Beer and the Payroll Provider TPA

I’m a beer snob and I’m proud of it. I like the taste of beer and I’m not going to waste my time, money, and calories on a mass-produced inferior product like Budweiser, Bud Light, Coors, and Miller. I would rather drink water than their beer-flavored water. Bud Light and Budweiser are produced for the masses, Sam Adams and the other microbreweries are produced for people with taste for beer.

I’m also a TPA (third party administrator) snob. I believe that plan sponsors have better outcomes when they hire better TPAs. They have less administrative issues and plan designs that are more efficient.

For the past 6 years, I have been highly critical of payroll providers that serve as TPAs. Annually, I have written an annual article that has been circulated by the good TPAs and financial advisors around the country.  Other than being threatened with litigation by one payroll provider TPA (which they never pursued after threatening me to change the article, which I didn’t), I had not been contacted by representatives of a payroll provider TPA. While part of me thinks that it maybe best to ignore someone like me, the plan provider in me who wants to get better thinks it’s a good idea to engage your critics.

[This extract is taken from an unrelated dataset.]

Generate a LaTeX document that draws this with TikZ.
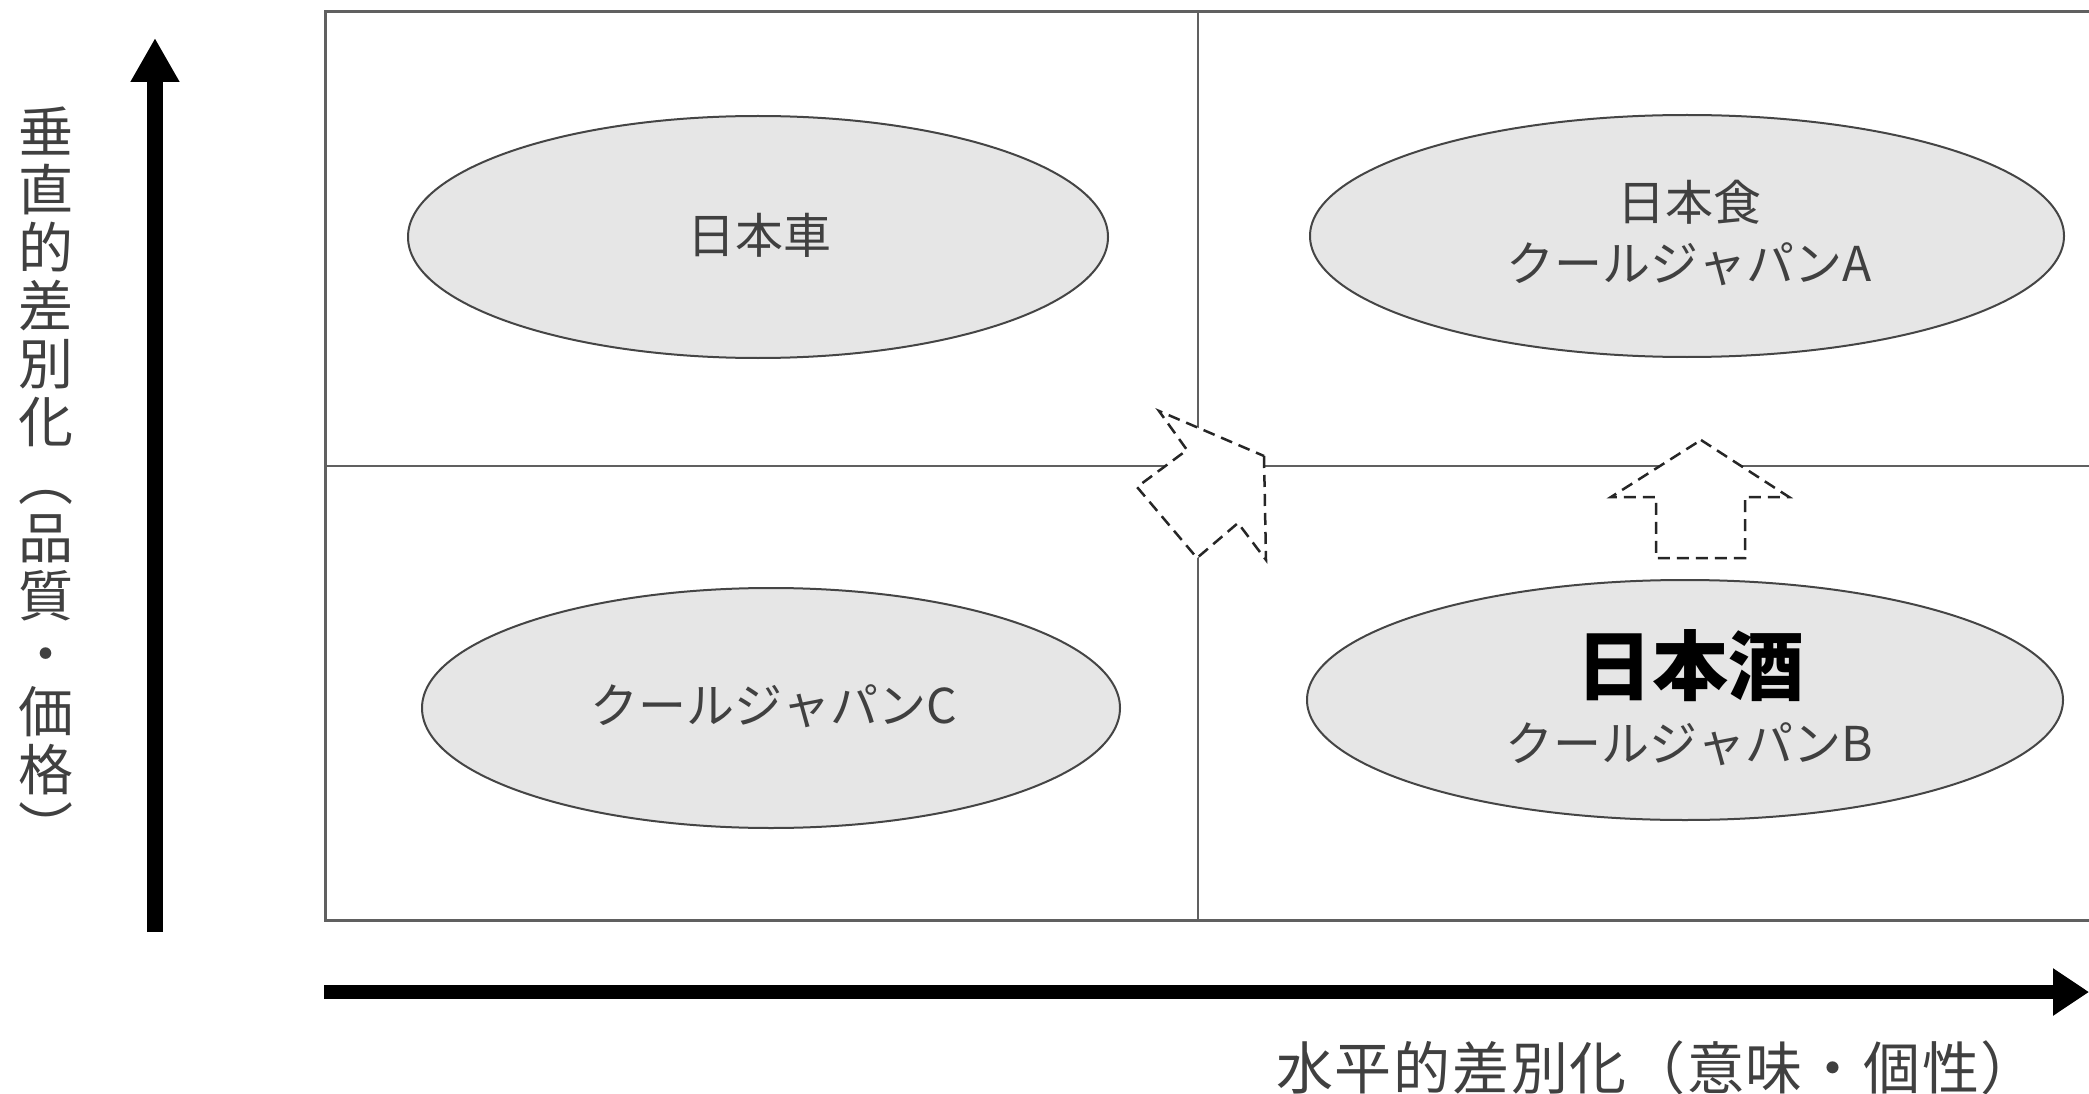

So a representative of a payroll provider did contact me a few years back. He might be a lower level representative, but I give him credit for making the attempt. He suggested that he would have a higher up contact me to go over the issues that I have with payroll provider TPAs in general. Despite my criticism of them in the past, I have enough of an open mind to know that I can be wrong about payroll provider TPAs. Once again, it was proven to me that my opinion is still reasonable.

The representative made the typical payroll provider TPA mistake to justify why my opinion was wrong. He claimed they are one of the largest TPAs out there. The mistake is trying to equate popularity/size (number of plans they serve as TPA) with competence. That’s like trying to equate Bud Light (the most popular beer in the United States) with taste.  We know that many times, the more popular product in the marketplace is not necessarily better (PCs vs. Apple Macs, VHS vs. Betamax). The fact that plan sponsors think that it’s a good idea to have their plans administered by their payroll provider doesn’t mean in reality that it is.

So a higher up contacts me with this payroll provider who is involved with the administrative side of the ball. While this payroll provider stated that they did new comparability/cross tested allocation, they do not do any work in the form of aggregated testing with a defined benefit plan (which is inconsistent what some of their salespeople have claimed when a TPA client of mine was trying to recruit one of their clients). In addition, when I told him of some of the glaring mistakes they have made and how fixing their plans through self-correction or voluntary compliance is a boon to my legal practice, there was no answer. I was just very underwhelmed that he had no explanation for these issues.

Again, I have an open mind and my views are not set in stone. However, the payroll provider TPA have gone out of their way not to prove my opinions are wrong. Until then, I’ll continue to mount my criticism.